Set problem — The line holding "let tightness = [1.1, 1.2, 1.3, 1.4, 1.5];" is the last one to output; start at the first line of the data, keep every line in between exactly, and leave out pictures.

Source excerpt —
********************

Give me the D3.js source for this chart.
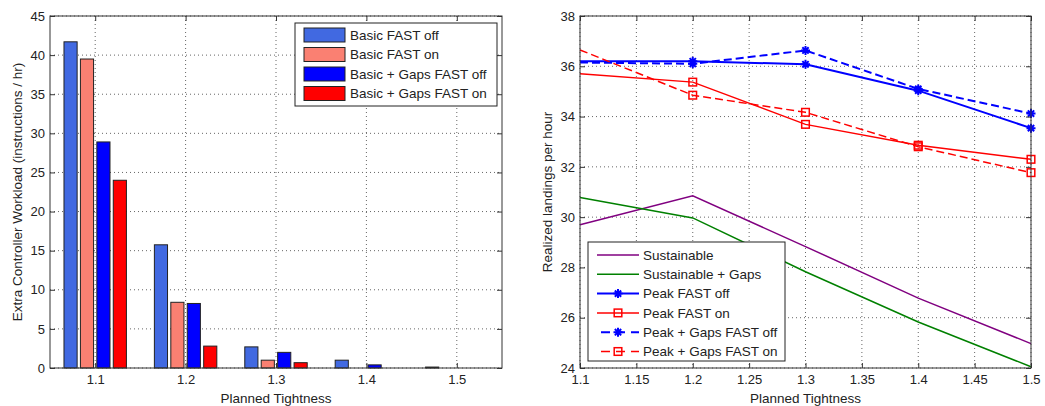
<!DOCTYPE html>
<html lang="en">
<head>
<meta charset="UTF-8">
<title>planned tightness</title>
<script src="https://cdn.jsdelivr.net/npm/d3@7"></script>
<style>
    body {
        margin: 0;
        background: #fff;
        font-family: "Liberation Sans", Arial, sans-serif;
    }
    text { fill: #222; }
</style>
</head>
<body>
<script>
    let width = 1045;
    let height = 406;

    // planned tightness, shared by both panels
    let tightness = [1.1, 1.2, 1.3, 1.4, 1.5];

    // left panel: extra controller workload
    let barSeries = ["Basic FAST off", "Basic FAST on", "Basic + Gaps FAST off", "Basic + Gaps FAST on"];
    let basicOff = [41.7, 15.75, 2.7, 1.0, 0.12];
    let basicOn = [39.5, 8.4, 1.0, 0, 0];
    let gapsOff = [28.9, 8.25, 2.0, 0.4, 0];
    let gapsOn = [24.0, 2.8, 0.68, 0, 0];
    let workloadTicks = [0, 5, 10, 15, 20, 25, 30, 35, 40, 45];

    // right panel: realized landings per hour
    let lineSeries = ["Sustainable", "Sustainable + Gaps", "Peak FAST off", "Peak FAST on", "Peak + Gaps FAST off", "Peak + Gaps FAST on"];
    let sustainable = [29.7, 30.85, 28.83, 26.78, 24.97];
    let sustainableGaps = [30.78, 29.97, 27.83, 25.83, 24.05];
    let peakOff = [36.2, 36.2, 36.08, 35.03, 33.54];
    let peakOn = [35.7, 35.37, 33.69, 32.86, 32.3];
    let peakGapsOff = [36.15, 36.1, 36.63, 35.1, 34.12];
    let peakGapsOn = [36.65, 34.85, 34.17, 32.8, 31.77];
    let tightTicks = [1.1, 1.15, 1.2, 1.25, 1.3, 1.35, 1.4, 1.45, 1.5];
    let landingTicks = [24, 26, 28, 30, 32, 34, 36, 38];

    // styles
    let barColours = ["#4169e1", "#fa8072", "#0000ff", "#ff0000"];
    let lineStyles = [
        { colour: "#800080", dash: null, marker: null, w: 1.5 },
        { colour: "#008000", dash: null, marker: null, w: 1.5 },
        { colour: "#0000ff", dash: null, marker: "star", w: 2 },
        { colour: "#ff0000", dash: null, marker: "square", w: 1.5 },
        { colour: "#0000ff", dash: "8,4", marker: "star", w: 2 },
        { colour: "#ff0000", dash: "8,4", marker: "square", w: 1.5 }
    ];

    let svg = d3.select("body").append("svg")
        .attr("width", width)
        .attr("height", height);

    // grid, inward ticks on all four sides and a box, matlab style
    function frame(g, x, y, xTicks, yTicks, xFmt) {
        let [xa, xb] = x.range();
        let [ya, yb] = y.range();
        let grid = g.append("g")
            .attr("stroke", "#666")
            .attr("stroke-dasharray", "1,3");
        grid.selectAll(".gx").data(xTicks).enter().append("line")
            .attr("x1", d => x(d)).attr("x2", d => x(d))
            .attr("y1", yb).attr("y2", ya);
        grid.selectAll(".gy").data(yTicks).enter().append("line")
            .attr("x1", xa).attr("x2", xb)
            .attr("y1", d => y(d)).attr("y2", d => y(d));
    }

    function axes(g, x, y, xTicks, yTicks, xFmt) {
        let [xa, xb] = x.range();
        let [ya, yb] = y.range();
        let bottom = g.append("g")
            .attr("transform", "translate(0," + ya + ")")
            .call(d3.axisBottom(x).tickValues(xTicks).tickFormat(xFmt)
                .tickSizeInner(-5).tickSizeOuter(0).tickPadding(7));
        let leftAx = g.append("g")
            .attr("transform", "translate(" + xa + ",0)")
            .call(d3.axisLeft(y).tickValues(yTicks).tickFormat(d3.format("d"))
                .tickSizeInner(-5).tickSizeOuter(0).tickPadding(5));
        let top = g.append("g")
            .attr("transform", "translate(0," + yb + ")")
            .call(d3.axisTop(x).tickValues(xTicks).tickFormat("")
                .tickSizeInner(-5).tickSizeOuter(0));
        let right = g.append("g")
            .attr("transform", "translate(" + xb + ",0)")
            .call(d3.axisRight(y).tickValues(yTicks).tickFormat("")
                .tickSizeInner(-5).tickSizeOuter(0));
        [bottom, leftAx, top, right].forEach(a => {
            a.select(".domain").remove();
            a.selectAll("line").attr("stroke", "#333");
            a.selectAll("text").style("font-size", "13px").attr("fill", "#222");
        });
        g.append("rect")
            .attr("x", xa).attr("y", yb)
            .attr("width", xb - xa).attr("height", ya - yb)
            .attr("fill", "none")
            .attr("stroke", "#333");
    }

    function labels(g, x, y, xText, yText) {
        let [xa, xb] = x.range();
        let [ya, yb] = y.range();
        g.append("text")
            .attr("x", (xa + xb) / 2).attr("y", ya + 35)
            .attr("text-anchor", "middle")
            .style("font-size", "13.5px")
            .text(xText);
        g.append("text")
            .attr("transform", "translate(" + (xa - 28) + "," + (ya + yb) / 2 + ") rotate(-90)")
            .attr("text-anchor", "middle")
            .style("font-size", "13.5px")
            .text(yText);
    }

    // ---------------- left: grouped bars ----------------
    let xBar = d3.scaleLinear().domain([1.05, 1.55]).range([50, 502]);
    let yBar = d3.scaleLinear().domain([0, 45]).range([368, 16]);
    let groupW = xBar(1.1 + 0.0727) - xBar(1.1);
    let xInner = d3.scaleBand()
        .domain(barSeries)
        .range([-groupW / 2, groupW / 2])
        .paddingInner(0.2)
        .paddingOuter(0.1);

    let barData = [basicOff, basicOn, gapsOff, gapsOn];
    let gl = svg.append("g");
    frame(gl, xBar, yBar, tightness, workloadTicks);

    barData.forEach((vals, s) => {
        gl.append("g").selectAll("rect")
            .data(vals)
            .enter().append("rect")
            .attr("x", (d, i) => xBar(tightness[i]) + xInner(barSeries[s]))
            .attr("y", d => yBar(d))
            .attr("width", xInner.bandwidth())
            .attr("height", d => yBar(0) - yBar(d))
            .attr("fill", barColours[s])
            .attr("stroke", "#222")
            .attr("stroke-width", 1);
    });

    axes(gl, xBar, yBar, tightness, workloadTicks, d3.format(".1f"));
    labels(gl, xBar, yBar, "Planned Tightness", "Extra Controller Workload (instructions / hr)");

    // left legend
    let legL = gl.append("g").attr("transform", "translate(295,23)");
    legL.append("rect")
        .attr("width", 202).attr("height", 83)
        .attr("fill", "#fff").attr("stroke", "#222");
    let rowsL = legL.selectAll(".row").data(barSeries).enter().append("g")
        .attr("transform", (d, i) => "translate(0," + (12 + i * 19.5) + ")");
    rowsL.append("rect")
        .attr("x", 9).attr("y", -7)
        .attr("width", 41).attr("height", 14)
        .attr("fill", (d, i) => barColours[i])
        .attr("stroke", "#222");
    rowsL.append("text")
        .attr("x", 55).attr("dy", "0.35em")
        .style("font-size", "13.5px")
        .text(d => d);

    // ---------------- right: lines ----------------
    let xLine = d3.scaleLinear().domain([1.1, 1.5]).range([580, 1031]);
    let yLine = d3.scaleLinear().domain([24, 38]).range([368, 16]);
    let lineData = [sustainable, sustainableGaps, peakOff, peakOn, peakGapsOff, peakGapsOn];

    let gr = svg.append("g");
    frame(gr, xLine, yLine, tightTicks, landingTicks);

    function asterisk(r) {
        let d = r * 0.7;
        return "M" + (-r) + ",0L" + r + ",0M0," + (-r) + "L0," + r +
            "M" + (-d) + "," + (-d) + "L" + d + "," + d +
            "M" + (-d) + "," + d + "L" + d + "," + (-d);
    }

    function drawMarker(sel, kind, colour) {
        if (kind === "star") {
            sel.append("path")
                .attr("d", asterisk(4.5))
                .attr("stroke", colour)
                .attr("stroke-width", 2)
                .attr("fill", "none");
        } else if (kind === "square") {
            sel.append("rect")
                .attr("x", -3.8).attr("y", -3.8)
                .attr("width", 7.6).attr("height", 7.6)
                .attr("fill", "none")
                .attr("stroke", colour)
                .attr("stroke-width", 1.5);
        }
    }

    let line = d3.line()
        .x((d, i) => xLine(tightness[i]))
        .y(d => yLine(d));

    lineData.forEach((vals, s) => {
        let st = lineStyles[s];
        gr.append("path")
            .datum(vals)
            .attr("d", line)
            .attr("fill", "none")
            .attr("stroke", st.colour)
            .attr("stroke-width", st.w)
            .attr("stroke-dasharray", st.dash);
        if (st.marker) {
            // the original shows no marker on the 1.1 edge
            gr.append("g").selectAll("g")
                .data(vals.slice(1))
                .enter().append("g")
                .attr("transform", (d, i) => "translate(" + xLine(tightness[i + 1]) + "," + yLine(d) + ")")
                .each(function () { drawMarker(d3.select(this), st.marker, st.colour); });
        }
    });

    axes(gr, xLine, yLine, tightTicks, landingTicks, d => d3.format(".2~f")(d));
    labels(gr, xLine, yLine, "Planned Tightness", "Realized landings per hour");

    // right legend
    let legR = gr.append("g").attr("transform", "translate(588,242)");
    legR.append("rect")
        .attr("width", 197).attr("height", 119)
        .attr("fill", "#fff").attr("stroke", "#222");
    let rowsR = legR.selectAll(".row").data(lineSeries).enter().append("g")
        .attr("transform", (d, i) => "translate(0," + (13 + i * 19.3) + ")");
    rowsR.each(function (d, i) {
        let st = lineStyles[i];
        let row = d3.select(this);
        row.append("line")
            .attr("x1", st.dash ? 13 : 9).attr("x2", 51)
            .attr("stroke", st.colour)
            .attr("stroke-width", st.w)
            .attr("stroke-dasharray", st.dash ? "9,6" : null);
        if (st.marker) {
            drawMarker(row.append("g").attr("transform", "translate(30,0)"), st.marker, st.colour);
        }
    });
    rowsR.append("text")
        .attr("x", 55).attr("dy", "0.35em")
        .style("font-size", "13.5px")
        .text(d => d);
</script>
</body>
</html>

********************

Answer for the task —
Give me the D3.js source for this chart.
<!DOCTYPE html>
<html lang="en">
<head>
<meta charset="UTF-8">
<title>planned tightness</title>
<script src="https://cdn.jsdelivr.net/npm/d3@7"></script>
<style>
    body {
        margin: 0;
        background: #fff;
        font-family: "Liberation Sans", Arial, sans-serif;
    }
    text { fill: #222; }
</style>
</head>
<body>
<script>
    let width = 1045;
    let height = 406;

    // planned tightness, shared by both panels
    let tightness = [1.1, 1.2, 1.3, 1.4, 1.5];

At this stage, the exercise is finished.